[Exercise materials]
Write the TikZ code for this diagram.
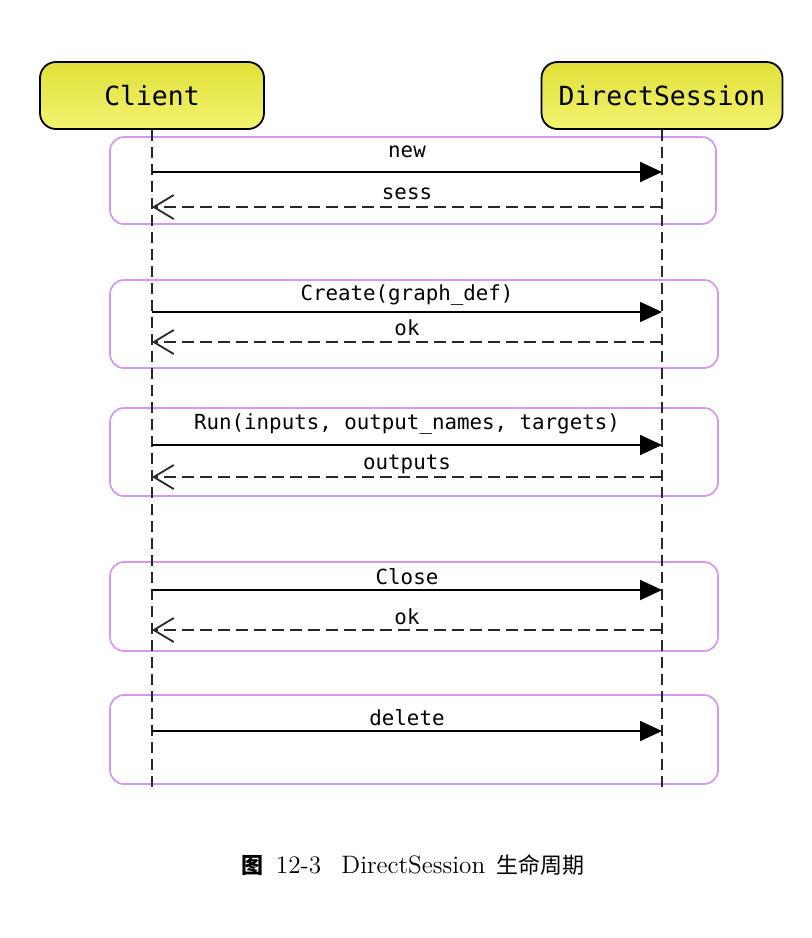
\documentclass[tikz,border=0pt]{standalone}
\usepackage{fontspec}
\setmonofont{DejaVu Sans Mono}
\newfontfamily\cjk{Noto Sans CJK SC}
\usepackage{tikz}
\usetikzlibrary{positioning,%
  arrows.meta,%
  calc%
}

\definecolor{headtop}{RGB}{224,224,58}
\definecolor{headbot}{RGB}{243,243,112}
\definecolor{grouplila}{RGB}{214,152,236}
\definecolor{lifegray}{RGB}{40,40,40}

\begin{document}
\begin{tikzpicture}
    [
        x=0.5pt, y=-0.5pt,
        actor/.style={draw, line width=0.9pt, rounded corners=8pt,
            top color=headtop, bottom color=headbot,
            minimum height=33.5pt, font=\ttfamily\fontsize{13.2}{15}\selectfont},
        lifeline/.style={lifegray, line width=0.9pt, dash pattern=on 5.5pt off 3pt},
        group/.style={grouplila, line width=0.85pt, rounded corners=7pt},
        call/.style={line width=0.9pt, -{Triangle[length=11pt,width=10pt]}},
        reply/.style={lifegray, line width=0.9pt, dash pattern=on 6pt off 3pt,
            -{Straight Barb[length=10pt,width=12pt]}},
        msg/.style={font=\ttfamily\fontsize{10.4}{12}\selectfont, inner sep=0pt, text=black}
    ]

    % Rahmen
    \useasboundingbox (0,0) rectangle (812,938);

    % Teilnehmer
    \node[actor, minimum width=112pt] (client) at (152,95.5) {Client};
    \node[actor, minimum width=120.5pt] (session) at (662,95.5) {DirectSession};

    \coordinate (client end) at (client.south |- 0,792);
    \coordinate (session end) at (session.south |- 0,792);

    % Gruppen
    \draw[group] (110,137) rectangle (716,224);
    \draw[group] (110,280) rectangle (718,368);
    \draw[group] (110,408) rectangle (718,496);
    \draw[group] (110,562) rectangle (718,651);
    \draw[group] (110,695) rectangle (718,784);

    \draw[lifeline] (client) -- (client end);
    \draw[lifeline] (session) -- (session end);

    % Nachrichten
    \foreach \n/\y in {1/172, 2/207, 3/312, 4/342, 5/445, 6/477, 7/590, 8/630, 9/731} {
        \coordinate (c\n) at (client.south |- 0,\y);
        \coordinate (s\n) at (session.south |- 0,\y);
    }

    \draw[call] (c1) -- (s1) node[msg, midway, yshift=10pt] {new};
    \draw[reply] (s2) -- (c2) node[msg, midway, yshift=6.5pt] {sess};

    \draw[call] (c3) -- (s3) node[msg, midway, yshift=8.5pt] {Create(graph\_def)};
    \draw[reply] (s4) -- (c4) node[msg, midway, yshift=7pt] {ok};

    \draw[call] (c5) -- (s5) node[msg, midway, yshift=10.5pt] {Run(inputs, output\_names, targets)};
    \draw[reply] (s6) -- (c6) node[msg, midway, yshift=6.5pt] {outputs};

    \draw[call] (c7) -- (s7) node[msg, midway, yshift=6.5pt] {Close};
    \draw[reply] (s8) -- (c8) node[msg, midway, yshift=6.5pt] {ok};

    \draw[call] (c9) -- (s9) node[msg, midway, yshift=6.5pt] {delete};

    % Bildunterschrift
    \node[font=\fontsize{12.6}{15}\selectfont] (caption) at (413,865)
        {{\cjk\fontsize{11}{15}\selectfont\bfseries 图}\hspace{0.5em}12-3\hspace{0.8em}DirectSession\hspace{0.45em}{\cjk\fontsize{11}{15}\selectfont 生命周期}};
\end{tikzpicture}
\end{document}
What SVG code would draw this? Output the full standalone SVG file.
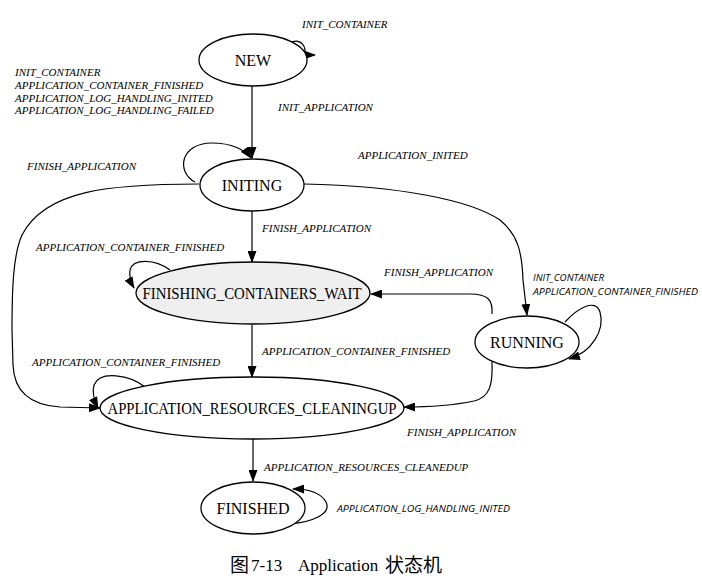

[Task prompt] Restate exactly, please, only the lines between the start of the data and the line containing "(session.south |- 0,792);", both ends included, skipping the pictures.

[Full response]
Write the TikZ code for this diagram.
\documentclass[tikz,border=0pt]{standalone}
\usepackage{fontspec}
\setmonofont{DejaVu Sans Mono}
\newfontfamily\cjk{Noto Sans CJK SC}
\usepackage{tikz}
\usetikzlibrary{positioning,%
  arrows.meta,%
  calc%
}

\definecolor{headtop}{RGB}{224,224,58}
\definecolor{headbot}{RGB}{243,243,112}
\definecolor{grouplila}{RGB}{214,152,236}
\definecolor{lifegray}{RGB}{40,40,40}

\begin{document}
\begin{tikzpicture}
    [
        x=0.5pt, y=-0.5pt,
        actor/.style={draw, line width=0.9pt, rounded corners=8pt,
            top color=headtop, bottom color=headbot,
            minimum height=33.5pt, font=\ttfamily\fontsize{13.2}{15}\selectfont},
        lifeline/.style={lifegray, line width=0.9pt, dash pattern=on 5.5pt off 3pt},
        group/.style={grouplila, line width=0.85pt, rounded corners=7pt},
        call/.style={line width=0.9pt, -{Triangle[length=11pt,width=10pt]}},
        reply/.style={lifegray, line width=0.9pt, dash pattern=on 6pt off 3pt,
            -{Straight Barb[length=10pt,width=12pt]}},
        msg/.style={font=\ttfamily\fontsize{10.4}{12}\selectfont, inner sep=0pt, text=black}
    ]

    % Rahmen
    \useasboundingbox (0,0) rectangle (812,938);

    % Teilnehmer
    \node[actor, minimum width=112pt] (client) at (152,95.5) {Client};
    \node[actor, minimum width=120.5pt] (session) at (662,95.5) {DirectSession};

    \coordinate (client end) at (client.south |- 0,792);
    \coordinate (session end) at (session.south |- 0,792);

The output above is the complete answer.